[START OF Records supplied]
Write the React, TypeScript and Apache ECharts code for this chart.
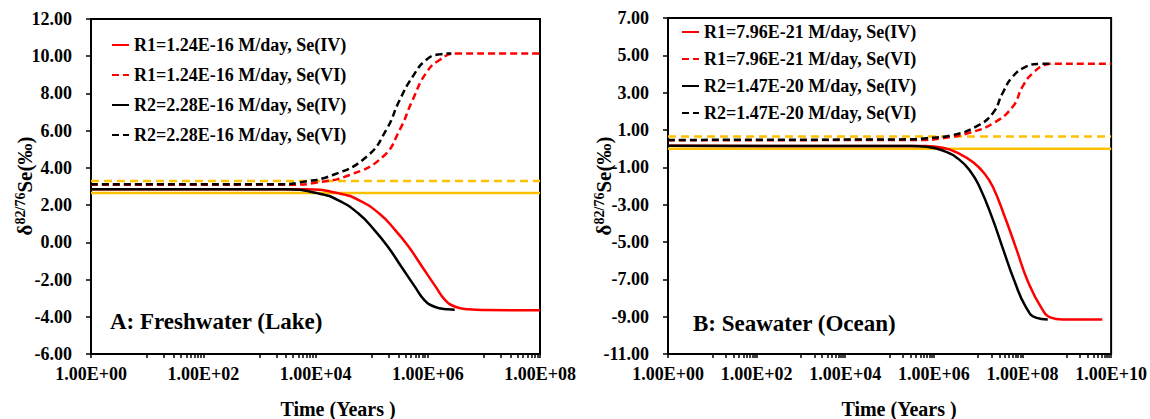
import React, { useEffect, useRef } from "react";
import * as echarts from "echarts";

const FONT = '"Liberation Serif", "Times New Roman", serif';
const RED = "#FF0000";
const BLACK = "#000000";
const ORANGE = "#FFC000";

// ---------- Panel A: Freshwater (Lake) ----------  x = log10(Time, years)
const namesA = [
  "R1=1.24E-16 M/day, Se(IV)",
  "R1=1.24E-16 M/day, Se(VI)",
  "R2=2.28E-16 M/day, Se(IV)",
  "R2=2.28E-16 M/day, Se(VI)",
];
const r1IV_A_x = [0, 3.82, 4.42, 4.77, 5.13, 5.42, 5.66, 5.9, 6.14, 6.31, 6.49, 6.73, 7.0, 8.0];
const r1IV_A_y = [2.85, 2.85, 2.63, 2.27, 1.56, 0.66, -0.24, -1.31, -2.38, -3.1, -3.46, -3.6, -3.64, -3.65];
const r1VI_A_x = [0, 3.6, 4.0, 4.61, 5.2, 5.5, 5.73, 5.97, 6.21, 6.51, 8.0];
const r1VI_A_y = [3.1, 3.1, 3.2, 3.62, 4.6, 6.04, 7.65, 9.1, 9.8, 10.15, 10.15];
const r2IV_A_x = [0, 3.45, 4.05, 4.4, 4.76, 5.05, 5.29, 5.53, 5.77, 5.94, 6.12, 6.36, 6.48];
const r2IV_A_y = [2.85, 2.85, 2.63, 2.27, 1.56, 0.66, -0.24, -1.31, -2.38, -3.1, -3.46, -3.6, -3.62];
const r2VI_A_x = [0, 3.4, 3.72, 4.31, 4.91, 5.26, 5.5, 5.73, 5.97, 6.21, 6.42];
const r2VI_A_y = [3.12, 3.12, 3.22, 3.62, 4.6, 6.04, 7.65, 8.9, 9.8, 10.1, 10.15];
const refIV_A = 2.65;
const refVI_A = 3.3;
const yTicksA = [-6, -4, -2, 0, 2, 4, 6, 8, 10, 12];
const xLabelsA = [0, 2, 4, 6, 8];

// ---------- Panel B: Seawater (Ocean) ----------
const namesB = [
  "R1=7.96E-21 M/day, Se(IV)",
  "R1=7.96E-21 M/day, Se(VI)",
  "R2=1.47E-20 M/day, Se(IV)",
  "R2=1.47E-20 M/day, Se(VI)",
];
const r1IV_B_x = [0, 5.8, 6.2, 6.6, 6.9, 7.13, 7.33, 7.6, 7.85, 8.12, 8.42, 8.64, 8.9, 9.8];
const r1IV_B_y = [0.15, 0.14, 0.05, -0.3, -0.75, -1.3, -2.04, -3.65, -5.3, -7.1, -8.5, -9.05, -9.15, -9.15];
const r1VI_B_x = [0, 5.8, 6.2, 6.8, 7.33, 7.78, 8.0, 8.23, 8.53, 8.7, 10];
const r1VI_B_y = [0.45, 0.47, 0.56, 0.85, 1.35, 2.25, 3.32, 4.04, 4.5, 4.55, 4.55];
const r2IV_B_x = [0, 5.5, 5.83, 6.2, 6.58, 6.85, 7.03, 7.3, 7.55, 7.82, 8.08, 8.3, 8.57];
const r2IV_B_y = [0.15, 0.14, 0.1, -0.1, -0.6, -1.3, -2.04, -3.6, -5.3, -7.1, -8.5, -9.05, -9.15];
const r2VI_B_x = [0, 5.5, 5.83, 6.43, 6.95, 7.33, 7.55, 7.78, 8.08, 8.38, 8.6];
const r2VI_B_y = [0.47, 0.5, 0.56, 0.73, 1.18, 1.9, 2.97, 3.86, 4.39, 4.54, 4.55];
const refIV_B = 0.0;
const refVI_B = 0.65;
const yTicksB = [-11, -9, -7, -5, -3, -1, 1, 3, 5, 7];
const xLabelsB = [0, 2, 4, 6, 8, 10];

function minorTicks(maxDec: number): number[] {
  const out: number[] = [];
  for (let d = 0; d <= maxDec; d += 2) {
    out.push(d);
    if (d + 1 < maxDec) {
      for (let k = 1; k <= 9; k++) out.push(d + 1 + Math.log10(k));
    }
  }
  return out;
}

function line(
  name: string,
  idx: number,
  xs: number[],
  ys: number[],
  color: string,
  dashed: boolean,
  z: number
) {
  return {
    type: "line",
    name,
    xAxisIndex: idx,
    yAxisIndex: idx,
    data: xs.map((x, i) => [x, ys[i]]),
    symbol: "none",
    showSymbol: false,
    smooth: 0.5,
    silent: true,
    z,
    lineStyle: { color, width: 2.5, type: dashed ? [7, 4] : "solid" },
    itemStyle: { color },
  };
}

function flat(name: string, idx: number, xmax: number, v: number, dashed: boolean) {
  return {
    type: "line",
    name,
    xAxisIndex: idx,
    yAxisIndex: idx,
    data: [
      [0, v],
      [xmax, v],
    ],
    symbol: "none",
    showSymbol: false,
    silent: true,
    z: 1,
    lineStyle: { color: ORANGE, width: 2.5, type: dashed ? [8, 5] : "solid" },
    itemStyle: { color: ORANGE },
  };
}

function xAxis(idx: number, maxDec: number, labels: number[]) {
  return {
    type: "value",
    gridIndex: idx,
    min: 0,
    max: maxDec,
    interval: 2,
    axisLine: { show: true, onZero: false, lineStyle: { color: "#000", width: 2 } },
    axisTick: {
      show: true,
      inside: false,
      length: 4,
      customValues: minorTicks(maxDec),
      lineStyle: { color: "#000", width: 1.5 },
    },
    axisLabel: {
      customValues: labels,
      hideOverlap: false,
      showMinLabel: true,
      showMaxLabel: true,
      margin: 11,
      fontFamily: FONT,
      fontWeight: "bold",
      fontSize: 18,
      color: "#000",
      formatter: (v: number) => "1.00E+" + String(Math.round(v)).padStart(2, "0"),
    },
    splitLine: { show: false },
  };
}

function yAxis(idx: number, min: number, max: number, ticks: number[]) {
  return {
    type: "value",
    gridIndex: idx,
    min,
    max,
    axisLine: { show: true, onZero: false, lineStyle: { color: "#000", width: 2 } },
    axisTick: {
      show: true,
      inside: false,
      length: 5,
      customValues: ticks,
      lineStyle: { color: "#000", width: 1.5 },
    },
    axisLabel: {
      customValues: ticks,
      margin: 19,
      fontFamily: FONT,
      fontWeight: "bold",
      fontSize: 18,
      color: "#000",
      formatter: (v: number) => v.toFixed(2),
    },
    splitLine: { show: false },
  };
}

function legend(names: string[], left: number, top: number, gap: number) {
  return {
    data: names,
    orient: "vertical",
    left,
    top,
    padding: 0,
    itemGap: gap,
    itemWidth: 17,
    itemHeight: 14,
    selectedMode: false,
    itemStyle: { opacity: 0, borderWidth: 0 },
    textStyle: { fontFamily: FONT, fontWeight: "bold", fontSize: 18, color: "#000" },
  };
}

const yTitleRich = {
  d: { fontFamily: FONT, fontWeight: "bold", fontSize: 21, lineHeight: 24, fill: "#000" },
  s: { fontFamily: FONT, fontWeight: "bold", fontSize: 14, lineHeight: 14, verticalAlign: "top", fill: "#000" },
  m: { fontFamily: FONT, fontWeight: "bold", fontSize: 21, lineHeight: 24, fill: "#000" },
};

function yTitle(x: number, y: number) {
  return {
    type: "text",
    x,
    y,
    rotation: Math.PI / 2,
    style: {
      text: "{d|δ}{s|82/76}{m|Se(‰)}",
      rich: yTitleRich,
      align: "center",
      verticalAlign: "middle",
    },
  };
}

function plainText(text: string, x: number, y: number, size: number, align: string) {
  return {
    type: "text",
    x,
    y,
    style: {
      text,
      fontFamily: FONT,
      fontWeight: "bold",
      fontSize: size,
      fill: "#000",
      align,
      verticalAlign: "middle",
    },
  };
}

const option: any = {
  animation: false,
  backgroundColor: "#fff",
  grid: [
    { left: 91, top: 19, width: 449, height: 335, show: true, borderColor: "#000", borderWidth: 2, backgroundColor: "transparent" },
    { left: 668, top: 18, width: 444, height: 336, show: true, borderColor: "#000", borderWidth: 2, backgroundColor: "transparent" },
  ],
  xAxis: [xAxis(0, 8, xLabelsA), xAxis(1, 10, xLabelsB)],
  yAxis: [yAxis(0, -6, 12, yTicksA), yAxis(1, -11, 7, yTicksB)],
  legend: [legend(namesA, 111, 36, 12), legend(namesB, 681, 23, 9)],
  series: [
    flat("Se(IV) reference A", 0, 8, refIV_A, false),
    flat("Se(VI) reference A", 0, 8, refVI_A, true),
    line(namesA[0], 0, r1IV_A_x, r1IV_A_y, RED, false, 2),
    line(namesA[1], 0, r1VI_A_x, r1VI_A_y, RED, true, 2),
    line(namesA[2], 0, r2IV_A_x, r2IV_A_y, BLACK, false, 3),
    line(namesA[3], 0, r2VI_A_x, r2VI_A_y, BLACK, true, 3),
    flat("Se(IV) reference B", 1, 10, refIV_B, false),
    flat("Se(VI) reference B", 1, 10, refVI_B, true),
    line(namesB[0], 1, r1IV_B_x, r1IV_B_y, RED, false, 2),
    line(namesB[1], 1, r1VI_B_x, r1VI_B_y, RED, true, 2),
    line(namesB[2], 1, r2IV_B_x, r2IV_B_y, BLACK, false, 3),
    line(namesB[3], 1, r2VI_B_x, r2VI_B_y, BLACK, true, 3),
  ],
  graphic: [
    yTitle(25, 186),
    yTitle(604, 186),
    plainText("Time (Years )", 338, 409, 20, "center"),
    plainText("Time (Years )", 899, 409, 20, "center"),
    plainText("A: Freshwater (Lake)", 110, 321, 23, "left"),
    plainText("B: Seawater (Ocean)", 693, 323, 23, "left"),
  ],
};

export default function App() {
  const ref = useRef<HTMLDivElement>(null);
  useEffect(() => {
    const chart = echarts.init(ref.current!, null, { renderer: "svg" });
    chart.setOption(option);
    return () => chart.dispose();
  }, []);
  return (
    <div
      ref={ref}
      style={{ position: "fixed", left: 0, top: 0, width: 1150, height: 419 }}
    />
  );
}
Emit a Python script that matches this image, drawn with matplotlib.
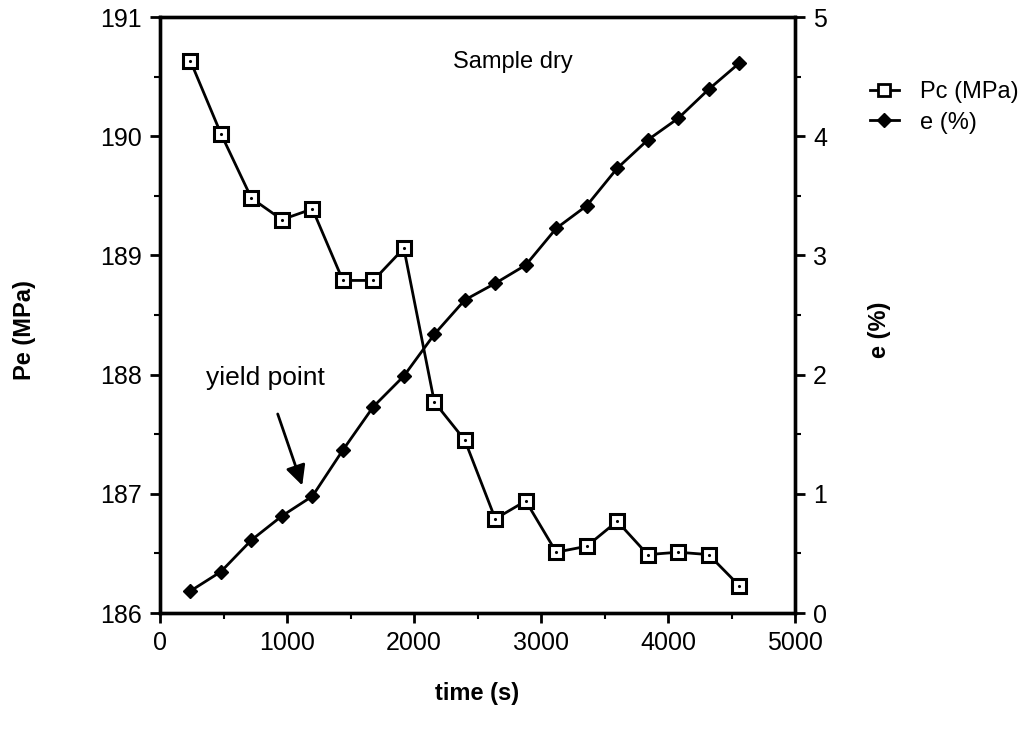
[END OF Records supplied]
• Required work:
Scan the material above for the word "React". Copy each line where it occurs.

• Task result:
Write the React, TypeScript and Apache ECharts code for this chart.
import React, { useEffect, useRef } from "react";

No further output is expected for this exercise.